L’arrivée du nouvel entraineur du Stade malien, Mohamed Polo, va faire basculer les choses. Un moment qui a coïncidé avec les brouilles entre les dirigeants du club, Mamadou Samaké dit Sam Diéma, Seydina Oumar Sow et Yéhia Ag. Accusé à tort d’être proche de ceux qui ont été qualifiés de frondeurs, il dit avoir payé ses relations avec Sow. Et l’entraîneur l’écartera. Il ne se contentait que des séances d’entrainement lorsque les dirigeants de l’Asfa Yennega du Burkina Faso sont venus le chercher pour donner un nouveau souffle à leur club.
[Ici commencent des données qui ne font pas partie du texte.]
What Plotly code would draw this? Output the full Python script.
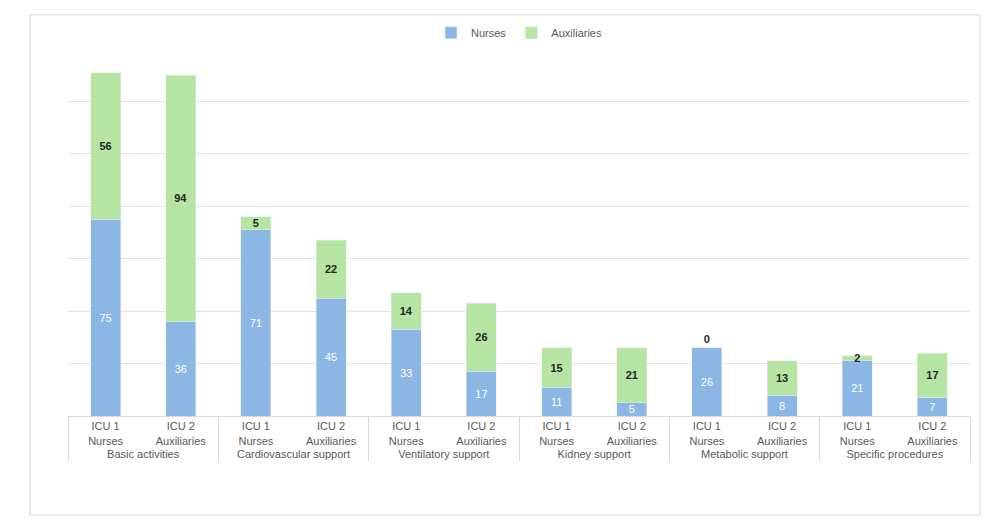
import plotly.graph_objects as go

groups = ["Basic activities", "Cardiovascular support", "Ventilatory support",
          "Kidney support", "Metabolic support", "Specific procedures"]
subs = ["ICU 1<br>Nurses", "ICU 2<br>Auxiliaries"]
nurses = [75, 36, 71, 45, 33, 17, 11, 5, 26, 8, 21, 7]
auxiliaries = [56, 94, 5, 22, 14, 26, 15, 21, 0, 13, 2, 17]

xg, xs = [], []
for g in groups:
    for s in subs:
        xg.append(g); xs.append(s)

fig = go.Figure()
fig.add_trace(go.Bar(x=[xg, xs], y=nurses, name="Nurses", marker_color="#8cb6e4",
                     text=[str(v) for v in nurses], textposition="inside", insidetextanchor="middle",
                     textangle=0, constraintext="none",
                     textfont=dict(color="white", size=11, family="Liberation Sans")))
fig.add_trace(go.Bar(x=[xg, xs], y=auxiliaries, name="Auxiliaries", marker_color="#b5e4a3",
                     text=["<b>%d</b>" % v for v in auxiliaries],
                     textposition=["outside" if v == 0 else "inside" for v in auxiliaries],
                     insidetextanchor="middle", cliponaxis=False, textangle=0, constraintext="none",
                     textfont=dict(color="#262626", size=11, family="Liberation Sans")))

fig.update_layout(
    width=994, height=528, barmode="stack", bargap=0.6,
    plot_bgcolor="white", paper_bgcolor="white",
    margin=dict(l=60, r=32, t=41, b=120, autoexpand=False),
    font=dict(family="Liberation Sans", size=11, color="#595959"),
    legend=dict(orientation="h", x=0.5, xanchor="center", y=1.044, yanchor="middle",
                traceorder="normal", font=dict(size=11), itemwidth=30),
    xaxis=dict(type="multicategory", showline=True, linecolor="#d9d9d9",
               showdividers=True, dividercolor="#d9d9d9", tickfont=dict(size=11)),
    yaxis=dict(range=[0, 140], dtick=20, showticklabels=False, gridcolor="#e3e3e3",
               zeroline=False),
    shapes=[dict(type="rect", xref="paper", yref="paper", x0=-0.042, x1=1.011,
                 y0=-0.27, y1=1.093, line=dict(color="#d9d9d9", width=1))],
)
fig.write_html("out.html")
Quelle a été l’issue de sa carrière ? Madou Kanté explique : « Les responsables de l’AS Yennega avaient des ambitions pour leur club. C’est ainsi qu’ils m’ont sollicité et nous sommes tombés d’accord. La prime de signature était de 20 millions de F CFA. En plus, j’avais un salaire mensuel d’un million de F CFA, un véhicule de service et une prime de victoire de 150 000 F CFA. J’ai qualifié l’équipe à la phase de poule de la Ligue des champions et décroché le titre de meilleur joueur étranger. A la fin de la saison, l’entraineur du club, un Suisse, et son homologue du Stade malien, Zermatten, ont négocié un contrat pour moi au FC Sion. Là j’ai passé trois saisons (2003 -2006) ».
En 2006, il se donnera un temps de repos et rejoindra son épouse en France et reprendre service avec le FC Levallois qui ne cherchait que le maintien. Un pari qu’il a gagné en six mois avec douze buts.
Entre-temps, il a décidé de mettre un terme à sa carrière pour terminer ses études d’entraîneur, en compagnie des Claude Makélélé, Bernard Djomed, Willy Sagnol, Rigobert Song, Alioune Cissé du Sénégal, Belmady de l’Algérie. Et depuis 2011, il est formateur des formateurs du FC Levallois. Ce qui fait qu’il ne ménage aucun effort pour aider ses compatriotes et anciens joueurs à passer leurs tests.
Avec le Stade malien, Madou Kanté a remporté deux Coupes du Mali (1999, 2001), deux titres de champion (2000, 2001), un doublé (2001).
Dans la vie, il déteste le mensonge, pendant que son crédo demeure le partage et le football.
L’homme est marié, père de trois enfants, dont une fille.